YOUR OBJECTIVE. Quote the whole listing word for word, please.

--- Begin ---

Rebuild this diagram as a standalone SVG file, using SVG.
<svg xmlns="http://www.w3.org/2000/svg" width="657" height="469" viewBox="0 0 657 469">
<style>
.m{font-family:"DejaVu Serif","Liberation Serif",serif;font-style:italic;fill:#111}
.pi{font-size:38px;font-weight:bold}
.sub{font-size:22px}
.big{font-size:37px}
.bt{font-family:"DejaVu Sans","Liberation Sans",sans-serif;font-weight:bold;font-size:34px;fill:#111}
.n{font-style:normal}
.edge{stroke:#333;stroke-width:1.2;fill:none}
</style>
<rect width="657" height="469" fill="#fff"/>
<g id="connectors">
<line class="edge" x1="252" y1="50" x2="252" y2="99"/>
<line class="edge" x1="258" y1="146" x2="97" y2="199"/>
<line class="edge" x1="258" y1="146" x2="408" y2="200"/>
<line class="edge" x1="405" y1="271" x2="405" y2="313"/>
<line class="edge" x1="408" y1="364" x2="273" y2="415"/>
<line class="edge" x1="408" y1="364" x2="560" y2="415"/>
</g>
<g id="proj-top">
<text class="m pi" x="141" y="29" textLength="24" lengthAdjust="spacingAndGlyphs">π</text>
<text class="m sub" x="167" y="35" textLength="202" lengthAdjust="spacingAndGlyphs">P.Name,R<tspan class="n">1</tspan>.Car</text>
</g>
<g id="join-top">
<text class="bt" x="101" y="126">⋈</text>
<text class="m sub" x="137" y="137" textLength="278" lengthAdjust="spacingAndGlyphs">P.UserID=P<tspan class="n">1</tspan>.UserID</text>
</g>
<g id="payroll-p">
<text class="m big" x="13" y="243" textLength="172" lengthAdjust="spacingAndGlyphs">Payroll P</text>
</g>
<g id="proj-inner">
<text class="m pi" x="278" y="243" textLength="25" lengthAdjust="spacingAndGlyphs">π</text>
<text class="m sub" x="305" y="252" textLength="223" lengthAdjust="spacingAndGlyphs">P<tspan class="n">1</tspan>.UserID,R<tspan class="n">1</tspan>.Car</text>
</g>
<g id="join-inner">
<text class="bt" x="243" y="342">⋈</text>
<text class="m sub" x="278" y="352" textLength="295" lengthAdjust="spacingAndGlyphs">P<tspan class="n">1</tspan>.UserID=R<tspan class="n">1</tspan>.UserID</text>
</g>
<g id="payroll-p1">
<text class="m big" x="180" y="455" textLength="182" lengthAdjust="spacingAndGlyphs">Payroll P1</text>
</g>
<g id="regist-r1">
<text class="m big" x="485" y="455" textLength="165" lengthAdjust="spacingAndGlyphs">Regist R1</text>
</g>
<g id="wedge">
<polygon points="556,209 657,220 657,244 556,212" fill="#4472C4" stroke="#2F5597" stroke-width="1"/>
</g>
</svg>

--- End ---

EXERCISE RESPONSE.
Rebuild this diagram as a standalone SVG file, using SVG.
<svg xmlns="http://www.w3.org/2000/svg" width="657" height="469" viewBox="0 0 657 469">
<style>
.m{font-family:"DejaVu Serif","Liberation Serif",serif;font-style:italic;fill:#111}
.pi{font-size:38px;font-weight:bold}
.sub{font-size:22px}
.big{font-size:37px}
.bt{font-family:"DejaVu Sans","Liberation Sans",sans-serif;font-weight:bold;font-size:34px;fill:#111}
.n{font-style:normal}
.edge{stroke:#333;stroke-width:1.2;fill:none}
</style>
<rect width="657" height="469" fill="#fff"/>
<g id="connectors">
<line class="edge" x1="252" y1="50" x2="252" y2="99"/>
<line class="edge" x1="258" y1="146" x2="97" y2="199"/>
<line class="edge" x1="258" y1="146" x2="408" y2="200"/>
<line class="edge" x1="405" y1="271" x2="405" y2="313"/>
<line class="edge" x1="408" y1="364" x2="273" y2="415"/>
<line class="edge" x1="408" y1="364" x2="560" y2="415"/>
</g>
<g id="proj-top">
<text class="m pi" x="141" y="29" textLength="24" lengthAdjust="spacingAndGlyphs">π</text>
<text class="m sub" x="167" y="35" textLength="202" lengthAdjust="spacingAndGlyphs">P.Name,R<tspan class="n">1</tspan>.Car</text>
</g>
<g id="join-top">
<text class="bt" x="101" y="126">⋈</text>
<text class="m sub" x="137" y="137" textLength="278" lengthAdjust="spacingAndGlyphs">P.UserID=P<tspan class="n">1</tspan>.UserID</text>
</g>
<g id="payroll-p">
<text class="m big" x="13" y="243" textLength="172" lengthAdjust="spacingAndGlyphs">Payroll P</text>
</g>
<g id="proj-inner">
<text class="m pi" x="278" y="243" textLength="25" lengthAdjust="spacingAndGlyphs">π</text>
<text class="m sub" x="305" y="252" textLength="223" lengthAdjust="spacingAndGlyphs">P<tspan class="n">1</tspan>.UserID,R<tspan class="n">1</tspan>.Car</text>
</g>
<g id="join-inner">
<text class="bt" x="243" y="342">⋈</text>
<text class="m sub" x="278" y="352" textLength="295" lengthAdjust="spacingAndGlyphs">P<tspan class="n">1</tspan>.UserID=R<tspan class="n">1</tspan>.UserID</text>
</g>
<g id="payroll-p1">
<text class="m big" x="180" y="455" textLength="182" lengthAdjust="spacingAndGlyphs">Payroll P1</text>
</g>
<g id="regist-r1">
<text class="m big" x="485" y="455" textLength="165" lengthAdjust="spacingAndGlyphs">Regist R1</text>
</g>
<g id="wedge">
<polygon points="556,209 657,220 657,244 556,212" fill="#4472C4" stroke="#2F5597" stroke-width="1"/>
</g>
</svg>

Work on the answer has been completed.